In such an approach to color and form Grachev was in full solidarity with "neoexpressionism" which, violating the proportions of illuminated planes and blurring the borders of color, moved closer to abstract painting and in particular to abstract expressionism.

Analyzing the works of his last years, Yuri Grachev wrote, "I can boldly place myself in the ranks of such artists as the abstract expressionists or even very strong expressionist realists... I started to work more and more in very large dimensions. I also worked as a scenic artist at the Metropolitan opera. That involved truly enormous dimensions, and perhaps that is where I acquired the habit of using a large brush and a great deal of lush paint. I love strong contrasts. Such as black to white, and intensely dense colors, which are also sometimes dictated by large dimensions. Purely emotionally, such a huge size makes a rather strong and powerful impression. I want my works to be more emotional and I want any emotions in them to be strongly voiced."

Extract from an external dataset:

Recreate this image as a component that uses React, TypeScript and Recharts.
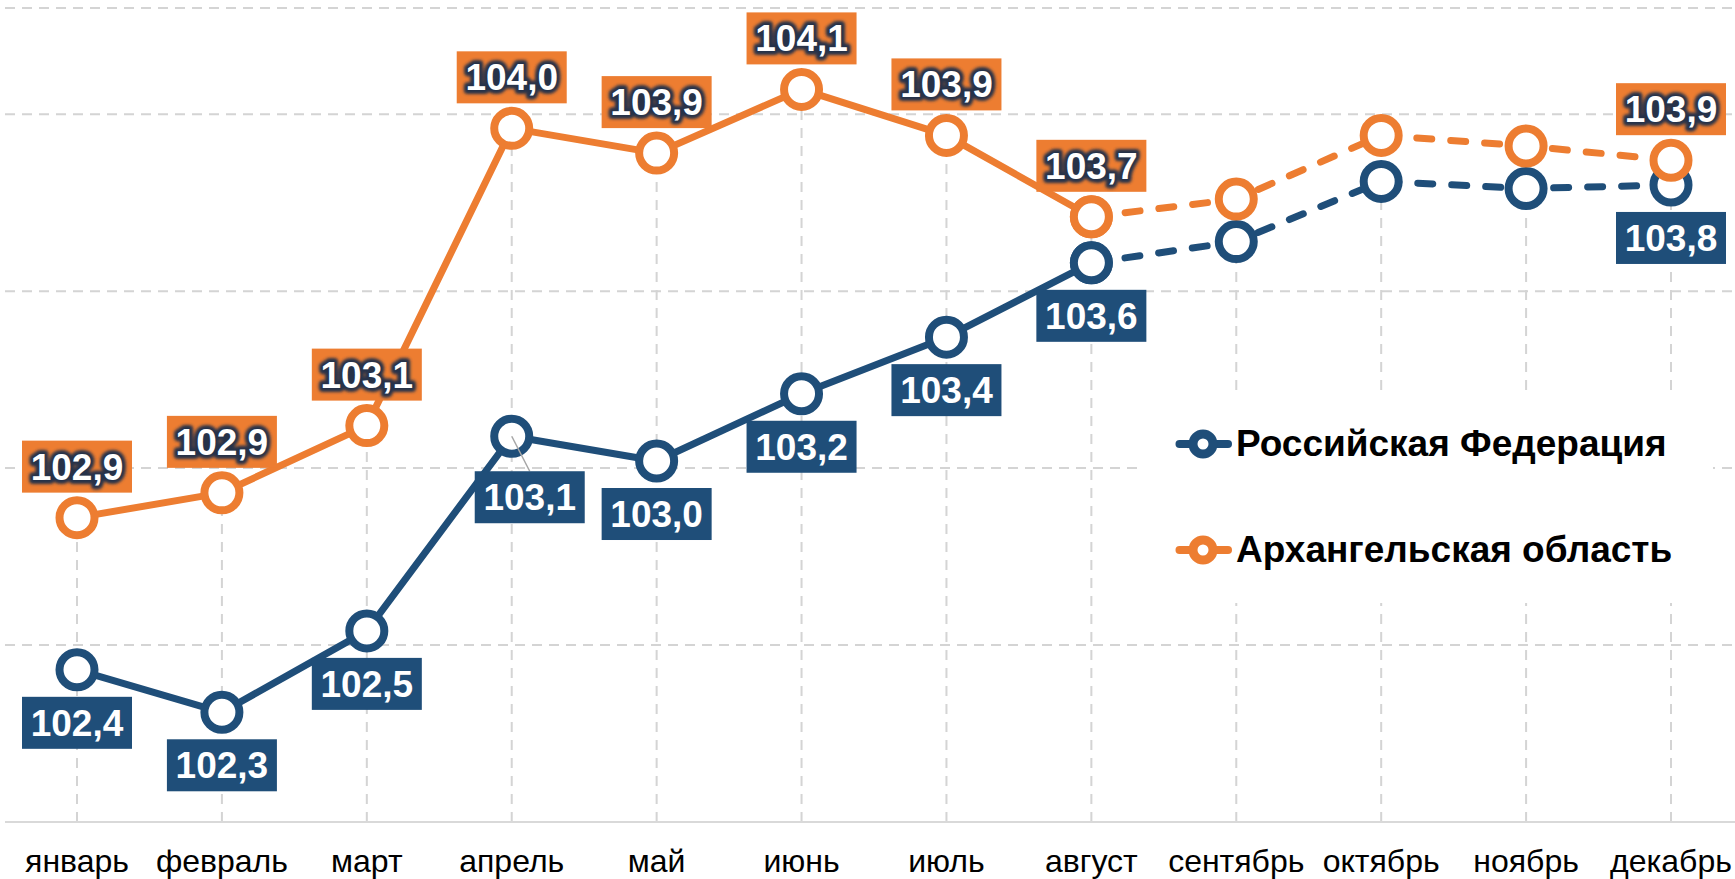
import React from "react"
import {
    LineChart,
    Line,
    XAxis,
    YAxis,
    CartesianGrid,
    ReferenceLine,
    Legend,
    LabelList,
} from "recharts"

const MONTHS = ["январь", "февраль", "март", "апрель", "май", "июнь", "июль", "август", "сентябрь", "октябрь", "ноябрь", "декабрь"]
const RF_VALUES = [102.43, 102.31, 102.54, 103.09, 103.02, 103.21, 103.37, 103.58, 103.64, 103.81, 103.79, 103.8]
const AO_VALUES = [102.86, 102.93, 103.12, 103.96, 103.89, 104.07, 103.94, 103.71, 103.76, 103.94, 103.91, 103.87]
const RF_NAME = "Российская Федерация"
const AO_NAME = "Архангельская область"
const SERIES_ORDER = [RF_NAME, AO_NAME]
const LAST_ACTUAL = 7 // август, after it the lines are dashed
const Y_TICKS = [102, 102.5, 103, 103.5, 104]

const BLUE = "#1F4E79"
const ORANGE = "#ED7D31"
const GRID = "#d4d4d4"
const FONT = "'Liberation Sans', Arial, sans-serif"

const data = MONTHS.map((month, i) => ({
    month,
    rf: i <= LAST_ACTUAL ? RF_VALUES[i] : null,
    rfEst: i >= LAST_ACTUAL ? RF_VALUES[i] : null,
    ao: i <= LAST_ACTUAL ? AO_VALUES[i] : null,
    aoEst: i >= LAST_ACTUAL ? AO_VALUES[i] : null,
}))

const fmt = (v: number) => (Math.round(v * 10) / 10).toFixed(1).replace(".", ",")

function ringDot(color: string) {
    return (props: any) => {
        const { cx, cy, value, index } = props
        if (value == null || cx == null || cy == null) return <g key={index} />
        return <circle key={index} cx={cx} cy={cy} r={17.5} fill="#fff" stroke={color} strokeWidth={8} />
    }
}

function boxLabel(color: string, below: boolean, onlyLast: boolean) {
    return (props: any) => {
        const { value, index } = props
        const x = props.x ?? props.viewBox?.x
        const y = props.y ?? props.viewBox?.y
        if (value == null || x == null || y == null) return null
        if (onlyLast && index !== MONTHS.length - 1) return null
        // апрель: the label of RF is pushed aside, with a leader line
        const dx = below && index === 3 ? 18 : 0
        const dy = below && index === 3 ? 8 : 0
        const w = 110
        const h = 52
        const top = below ? y + 27 + dy : y - 25 - h
        const cx = x + dx
        const text = fmt(Number(value))
        return (
            <g>
                {dx !== 0 && <line x1={x} y1={y} x2={cx} y2={top} stroke="#a6a6a6" strokeWidth={1.5} />}
                <rect x={cx - w / 2} y={top} width={w} height={h} fill={color} />
                {!below && (
                    <>
                        <defs>
                            <filter id="lblGlow" x="-20%" y="-40%" width="140%" height="180%">
                                <feGaussianBlur stdDeviation="1.8" />
                            </filter>
                        </defs>
                        <text
                            x={cx}
                            y={top + h / 2 + 13}
                            textAnchor="middle"
                            fontFamily={FONT}
                            fontSize={37}
                            fontWeight={700}
                            fill="#26324a"
                            stroke="#26324a"
                            strokeWidth={8}
                            strokeLinejoin="round"
                            filter="url(#lblGlow)"
                        >
                            {text}
                        </text>
                    </>
                )}
                <text
                    x={cx}
                    y={top + h / 2 + 13}
                    textAnchor="middle"
                    fontFamily={FONT}
                    fontSize={37}
                    fontWeight={700}
                    fill="#fff"
                >
                    {text}
                </text>
            </g>
        )
    }
}

const MonthTick = (props: any) => {
    const { x, y, payload } = props
    return (
        <text x={x} y={y + 50} textAnchor="middle" fontFamily={FONT} fontSize={32} fill="#000">
            {payload.value}
        </text>
    )
}

const LegendBox = (props: any) => {
    const items = (props.payload || [])
        .filter((p: any) => p.type !== "none")
        .sort((a: any, b: any) => SERIES_ORDER.indexOf(a.value) - SERIES_ORDER.indexOf(b.value))
    return (
        <div style={{ position: "relative", width: 571, height: 211, background: "#fff", fontFamily: FONT }}>
            {items.map((item: any, i: number) => {
                const center = i === 0 ? 52 : 158
                return (
                    <div key={item.value} style={{ position: "absolute", left: 0, top: center - 25, height: 50, width: 571 }}>
                        <svg width={94} height={50} style={{ position: "absolute", left: 0, top: 0 }}>
                            <line x1={37.5} x2={86} y1={25} y2={25} stroke={item.color} strokeWidth={8} strokeLinecap="round" />
                            <circle cx={61} cy={25} r={10} fill="#fff" stroke={item.color} strokeWidth={9} />
                        </svg>
                        <span
                            style={{
                                position: "absolute",
                                left: 94,
                                top: 0,
                                lineHeight: "50px",
                                fontSize: 37,
                                fontWeight: 700,
                                color: "#000",
                                whiteSpace: "nowrap",
                            }}
                        >
                            {item.value}
                        </span>
                    </div>
                )
            })}
        </div>
    )
}

export default function App() {
    return (
        <div style={{ position: "absolute", left: 0, top: 0, width: 1735, height: 879, background: "#fff", fontFamily: FONT }}>
            <LineChart width={1735} height={879} data={data} margin={{ top: 8, right: 0, left: 5, bottom: 0 }}>
                <CartesianGrid vertical={false} stroke={GRID} strokeWidth={2} strokeDasharray="10 7" />
                <XAxis
                    dataKey="month"
                    height={57}
                    padding={{ left: 72, right: 64 }}
                    tickLine={false}
                    tickSize={0}
                    tickMargin={0}
                    axisLine={{ stroke: "#d9d9d9", strokeWidth: 2 }}
                    tick={<MonthTick />}
                    interval={0}
                />
                <YAxis hide type="number" domain={[102, 104.3]} ticks={Y_TICKS} />
                {MONTHS.map((m, i) => (
                    <ReferenceLine
                        key={m}
                        segment={[
                            { x: m, y: 102 },
                            { x: m, y: Math.max(RF_VALUES[i], AO_VALUES[i]) },
                        ]}
                        stroke={GRID}
                        strokeWidth={2}
                        strokeDasharray="10 8"
                        ifOverflow="visible"
                    />
                ))}
                <Legend
                    layout="vertical"
                    align="center"
                    verticalAlign="middle"
                    content={<LegendBox />}
                    wrapperStyle={{ left: 1142, top: 392, width: 571, height: 211 }}
                />
                <Line
                    name={RF_NAME}
                    dataKey="rf"
                    stroke={BLUE}
                    strokeWidth={7}
                    strokeLinejoin="round"
                    dot={ringDot(BLUE)}
                    activeDot={false}
                    isAnimationActive={false}
                >
                    <LabelList dataKey="rf" content={boxLabel(BLUE, true, false)} />
                </Line>
                <Line
                    name={RF_NAME + " (оценка)"}
                    dataKey="rfEst"
                    stroke={BLUE}
                    strokeWidth={7}
                    strokeDasharray="15 19"
                    strokeLinecap="round"
                    legendType="none"
                    dot={ringDot(BLUE)}
                    activeDot={false}
                    isAnimationActive={false}
                >
                    <LabelList dataKey="rfEst" content={boxLabel(BLUE, true, true)} />
                </Line>
                <Line
                    name={AO_NAME}
                    dataKey="ao"
                    stroke={ORANGE}
                    strokeWidth={7}
                    strokeLinejoin="round"
                    dot={ringDot(ORANGE)}
                    activeDot={false}
                    isAnimationActive={false}
                >
                    <LabelList dataKey="ao" content={boxLabel(ORANGE, false, false)} />
                </Line>
                <Line
                    name={AO_NAME + " (оценка)"}
                    dataKey="aoEst"
                    stroke={ORANGE}
                    strokeWidth={7}
                    strokeDasharray="15 19"
                    strokeLinecap="round"
                    legendType="none"
                    dot={ringDot(ORANGE)}
                    activeDot={false}
                    isAnimationActive={false}
                >
                    <LabelList dataKey="aoEst" content={boxLabel(ORANGE, false, true)} />
                </Line>
            </LineChart>
        </div>
    )
}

The existential question – " Was it worth leaving Russia?" – is one each Russian artist, regardless of when he left, answered in his own way. As far as Yuri Grachev's creative destiny is concerned, the answer is absolutely clear. It was specifically New York which, despite all the difficulties of daily existence, metaphorically speaking, "squeezed out" the artist's brilliant talent as a draughtsman, determined his subject matter of marginal, rejected "outcasts," and forced the artist to master an expressive, modern language. The physical location in which the artist's "I" resounded is of no importance whatsoever. The most important thing is that he succeeded – even if it was in the last decade of his life – in clearly conveying his message about man's existence on this earth, a message which unquestionably will be heeded by future generations.